Understanding Mutual Funds

A mutual fund pools money from many investors to buy stocks, bonds, or other assets. A professional manager guides these investments. That manager aims to meet the fund’s stated goal, such as growth or income. You gain instant diversification because the fund holds dozens or even hundreds of securities.

Key terms can sound technical, so let’s define a few. Net asset value (NAV) shows the per-share price of the fund’s holdings. Expense ratio measures annual fees as a percentage of assets. Load fees, if present, add a cost when you buy or sell shares. Keep these basics in mind before you dig into more detailed measures.

Key Metrics for Long-Term Growth

Focus on the factors that drive returns over years, not months. Look beyond a single hot quarter to see what truly matters over decades.

  • Expense Ratio: Lower costs help more of your investment stay in your account.
  • Turnover Rate: Funds that trade less often save on trading costs, boosting net returns.
  • Alpha and Beta: Alpha shows performance versus a benchmark, and beta indicates how much the fund swings with the market.
  • Manager Tenure: A consistent manager record can signal reliable decision-making.

By focusing on these metrics, you compare funds on an even footing. You resist the temptation to chase shiny short-term gains and build a portfolio geared for stability and growth.

Assessing Fund Performance History

Historical returns tell part of the story, but context matters. A fund that returned 10% annually over 10 years still needs a closer look at how it handled market downturns and recoveries.

  1. Compare to Benchmarks: Match the fund’s performance against a relevant index, such as the S&P 500 for large-cap equity funds.
  2. Examine Downturn Records: Check returns during market slumps to see if the fund limited losses.
  3. Review Consistency: Look for steady performance rather than wild swings up and down.
  4. Factor in Dividends: Total return includes reinvested payouts—an important boost over time.

Numbers alone don’t tell the full picture. Read fund reports to understand decisions made during tough markets. That helps you see if the team acts strategically under pressure.

Evaluating Fees and Expenses

Fees can quietly erode long-term growth.

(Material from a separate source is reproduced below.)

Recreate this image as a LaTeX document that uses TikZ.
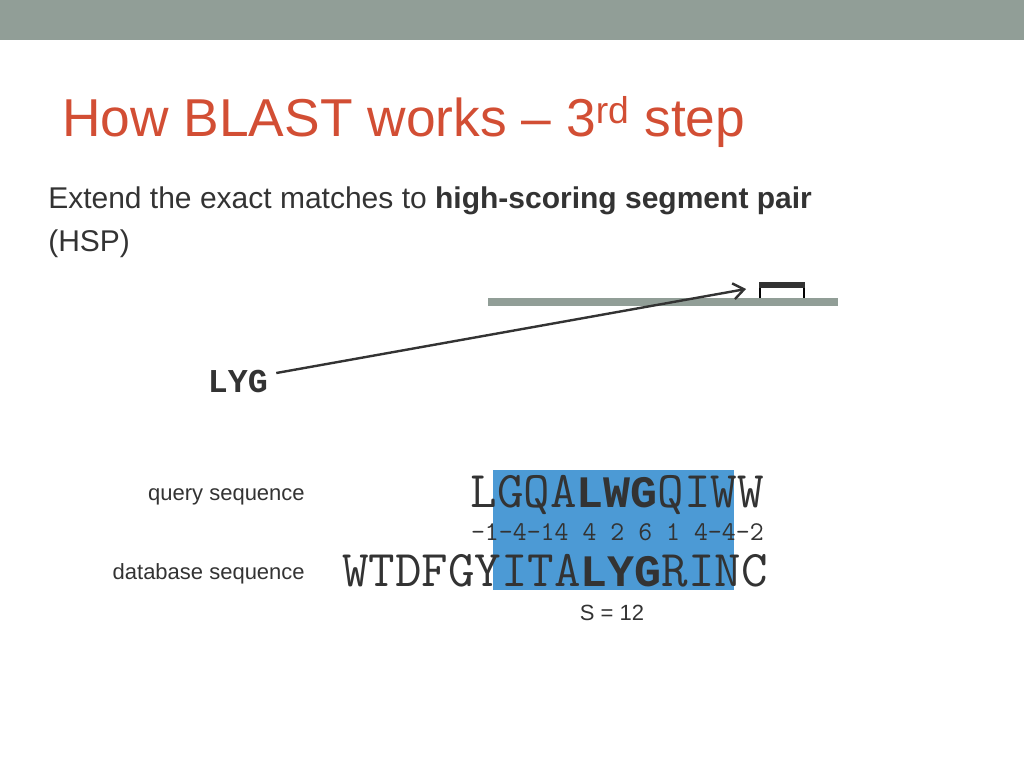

A fund charging 1.5% annually reduces your returns more than one charging 0.5%. Over 30 years, that 1% difference can cut thousands of dollars from your balance.

Look out for these common costs:

  • Management Fees: Cover the manager’s salary and research expenses.
  • 12b-1 Fees: Pay for marketing and distribution, often hidden in the expense ratio.
  • Sales Loads: Front-end or back-end fees that apply when you buy or sell shares.

Always compare expense ratios side by side. Two funds with similar holdings may charge very different fees. Choosing the lower-cost option lets you keep more of your earnings.

Risk Management and Diversification

Even a top-performing fund can stumble if it concentrates too heavily in one sector. Spreading investments across industries, regions, and asset types reduces risk. If one area falters, others can help steady returns.

Check the fund’s holdings report to ensure a balanced mix. A large-cap equity fund should not suddenly shift 50% of assets into a single tech firm. Sector weightings matter. You want variety in both equities and bonds, and perhaps a small slice of international assets for added balance.

Building a Consistent Evaluation Process

  1. Revisit Fee Levels: Confirm no hidden costs have crept in.
  2. Track Performance vs. Benchmarks: Note any widening gaps.
  3. Assess Manager Changes: A new lead manager may signal shifts in strategy.
  4. Review Holdings: Ensure diversification still matches your goals.

Keep a spreadsheet to log each metric for all your funds. That visual comparison makes it easier to decide if you should adjust allocations, replace a fund, or stay the course.

With these steps, you develop a clear routine. You rely on data, not rumors, and feel confident your investments match your long-term objectives. By focusing on cost, performance consistency, and proper diversification, you put yourself in control of your financial future.

Choose mutual funds like *Vanguard* or *Fidelity* and stay consistent with your plan. Keep learning and adjust based on evidence to stay on track toward your goals.